Le chef spirituel tibétain en exil, le Dalaï Lama, donne un court sermon au temple Tsuglakhang à Dharamshala, en Inde, le samedi 24 février 2024.
Les bouddhistes tibétains croient que Tenzin Gyatso, l'actuel dalaï-lama âgé de 88 ans, est la 14e réincarnation de leur chef spirituel, né en 1391. Tenzin Gyatso ne montre aucun signe de santé déclinante et a déclaré qu'il se verrait bien vivre jusqu'à 113 ans.
Mais 65 ans après le soulèvement raté contre le pouvoir chinois qui a conduit le dalaï-lama à l'exil en Inde, la question de sa succession se pose plus que jamais.
(Re)voir → Il y a 60 ans, l'exil du Dalaï Lama [Le Mémo]
Les Tibétains, comme la Chine, savent que la disparition du dalaï-lama risque de faire reculer la cause de l'autonomie du Tibet, privée d'un prix Nobel populaire pour son humour et ses enseignements.
Surtout si Pékin concrétise son intention de désigner son successeur: cela laisserait augurer de nominations rivales, en particulier par les Tibétains installés en Inde. Les tensions entre les deux pays les plus peuplés au monde se sont aggravées depuis un affrontement frontalier meurtrier en 2020.
Traditionnellement, la succession du dalaï-lama est le fruit d'une quête rituelle dont sont chargés des moines tibétains. A l'affût de signes qu'un enfant est la réincarnation du chef spirituel des bouddhistes tibétains, leur mission peut prendre des années.
Choisi enfant selon ce rite, l'actuel dalaï-lama, en exil à Dharamsala (Nord de l'Inde) depuis qu'il a fui son pays en 1959, a évoqué la possibilité d'une succession non traditionnelle.
(Re)lire → Tibet : un anniversaire à risque
Il a déjà mis fin, en 2011, aux pouvoirs politiques de son statut en faveur d'un gouvernement tibétain en exil élu démocratiquement par la diaspora.
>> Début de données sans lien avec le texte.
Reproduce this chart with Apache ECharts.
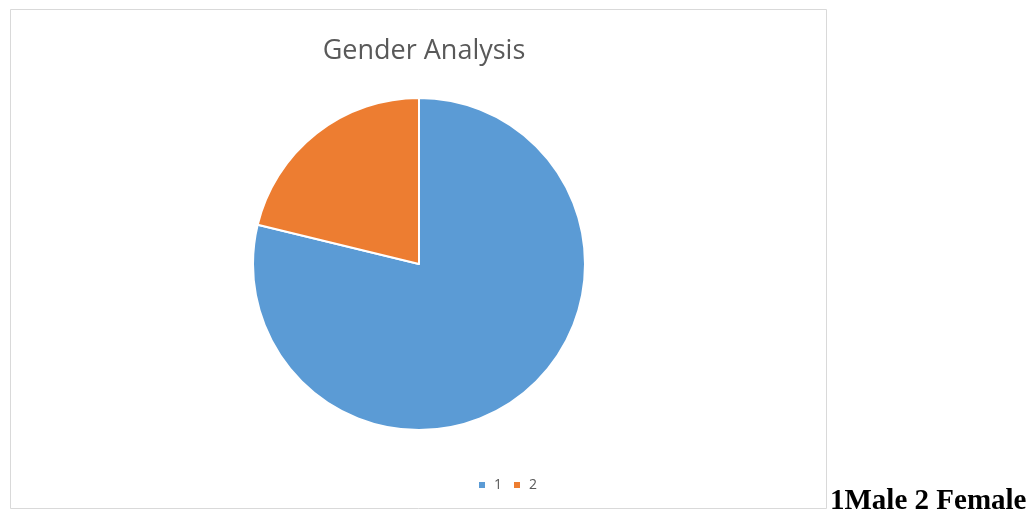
<!DOCTYPE html>
<html>
<head>
<meta charset="utf-8">
<script src="https://cdn.jsdelivr.net/npm/echarts@6/dist/echarts.min.js"></script>
<style>
  html, body { margin: 0; padding: 0; background: #fff; }
  #chart { width: 1031px; height: 514px; }
</style>
</head>
<body>
<div id="chart"></div>
<script>
// Gender breakdown: category codes and their shares
const categories = ['1', '2'];
const shares = [78.8, 21.2];
const sliceColors = ['#5B9BD5', '#ED7D31'];
const titleText = 'Gender Analysis';
const noteText = '1Male 2 Female';

const chart = echarts.init(document.getElementById('chart'));

chart.setOption({
  animation: false,
  backgroundColor: '#ffffff',
  title: {
    text: titleText,
    left: 419,
    top: 33,
    textAlign: 'center',
    textStyle: {
      fontFamily: 'Open Sans',
      fontWeight: 'normal',
      fontSize: 27,
      color: '#595959'
    }
  },
  legend: {
    data: categories,
    left: 477,
    top: 478,
    padding: 0,
    itemWidth: 8,
    itemHeight: 8,
    itemGap: 10,
    icon: 'rect',
    textStyle: {
      fontFamily: 'Open Sans',
      fontSize: 14,
      color: '#595959',
      padding: [0, 0, 0, 3]
    }
  },
  graphic: [
    {
      type: 'rect',
      shape: { x: 10.5, y: 9.5, width: 816, height: 499 },
      style: { fill: 'none', stroke: '#d9d9d9', lineWidth: 1 },
      z: 0
    },
    {
      type: 'text',
      x: 830,
      y: 502,
      style: {
        text: noteText,
        font: 'bold 29px "Liberation Serif"',
        fill: '#000000',
        align: 'left',
        verticalAlign: 'middle'
      }
    }
  ],
  series: [
    {
      type: 'pie',
      center: [419, 264],
      radius: 166,
      startAngle: 90,
      clockwise: true,
      label: { show: false },
      labelLine: { show: false },
      itemStyle: { borderColor: '#ffffff', borderWidth: 2 },
      emphasis: { disabled: true },
      data: categories.map((c, i) => ({
        name: c,
        value: shares[i],
        itemStyle: { color: sliceColors[i] }
      }))
    }
  ]
});
</script>
</body>
</html>
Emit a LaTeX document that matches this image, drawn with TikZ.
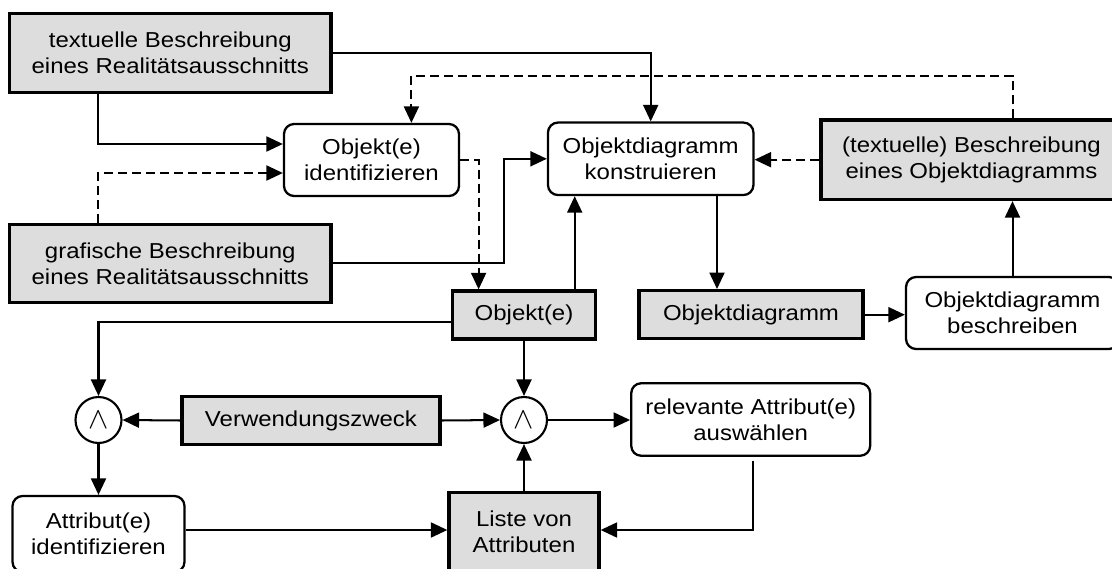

Il a en outre évoqué la possibilité d'être l'ultime réincarnation mais aussi et, pour la première fois, que la prochaine pourrait être une fille.
Mais il existe une curieuse alternative à la réincarnation par laquelle l’âme du dalaï-lama revient dans le corps d'un nouveau-né : celle de "l'émanation avant la mort".
Dans ce cas, l'âme du dalaï-lama pourrait fort bien être transférée de son vivant dans le corps d'un jeune successeur adulte, selon la croyance tibétaine.
"Il est possible pour le lama de nommer soit un disciple comme successeur, soit un jeune qui doit être reconnu comme son émanation", a expliqué le dalaï-lama en 2011. Le leader religieux a promis qu'il laisserait des instructions écrites essentielles dans "sa lettre prédictive" que les moines devront suivre autour de son 90e anniversaire en juillet 2025.
Il a déclaré que la responsabilité du choix d'un successeur "incombera principalement" à sa fondation Gaden Phodrang Trust, basée à Zurich et créée pour maintenir la tradition et l'institution du dalaï-lama.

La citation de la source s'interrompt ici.